Awareness of new needs or interest   Change in knowledge   Change in attitude   Change in beliefs   Change in future practice   No change

Constraints in the change environment

Time   Procedures   Resources   Other

Appendix C: Features of the professional learning programme

• External domain The teachers were provided with external sources of information, stimulus, and support in the form of: professional reading; a series of exemplary student tasks and materials as documented in the research literature, including a student pre- and post-questionnaire; initial discussion of the tasks and the key concepts developed in each of them; concrete materials for use in lessons; the opportunity to co-teach with a researcher (author); and iterative facilitated discussions with other teacher participants.
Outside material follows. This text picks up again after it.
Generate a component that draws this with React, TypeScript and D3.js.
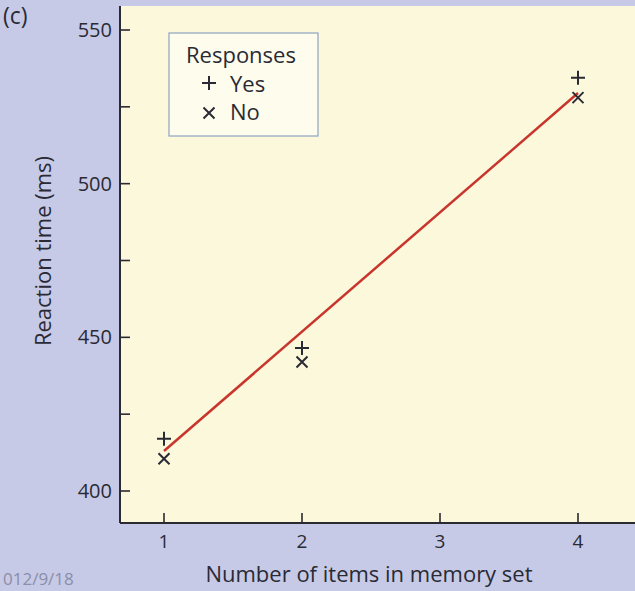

A learning progression for assessing students’ responses to the algebra tasks (Wilkie 2014; adapted from Markworth 2010) was provided to teachers as a specific theoretical tool (Robutti et al. 2016) to guide discussions of student learning and subsequent lesson preparation.

• Domain of practice The teachers had the opportunity to experiment in class with a series of five tasks incorporated in their existing unit on algebra; they could choose the option of including the researcher (author) as a co-teacher or observer during one of the five lessons according to their own preference. This domain encompasses change in all forms of professional experimentation, not just classroom experimentation (Clarke and Hollingsworth 2002) and so the teachers’ use of student pre- and post-questionnaires for trialling new formative and summative assessment strategies is also included here.

• Personal domain The teachers had opportunity to reflect on their initial knowledge, beliefs, and attitudes in a pre-questionnaire and were asked to explore changes to these in a post-questionnaire, debriefs with the researcher and other teachers, and final group and individual interviews. The researcher (author) also inferred and interpreted changes to knowledge, beliefs, or attitudes from observations of the teachers’ engagement, actions, and responses in the classroom and with each other.

• Domain of consequence In their final individual interviews, the teachers were invited to reflect on their involvement in the teaching experiment. Outcomes (positive and negative) were considered as salient to each teacher individually, and changes in each teacher’s domain of consequence were also analysed and interpreted through comparison of their pre- and post-questionnaires and from recordings of team meetings.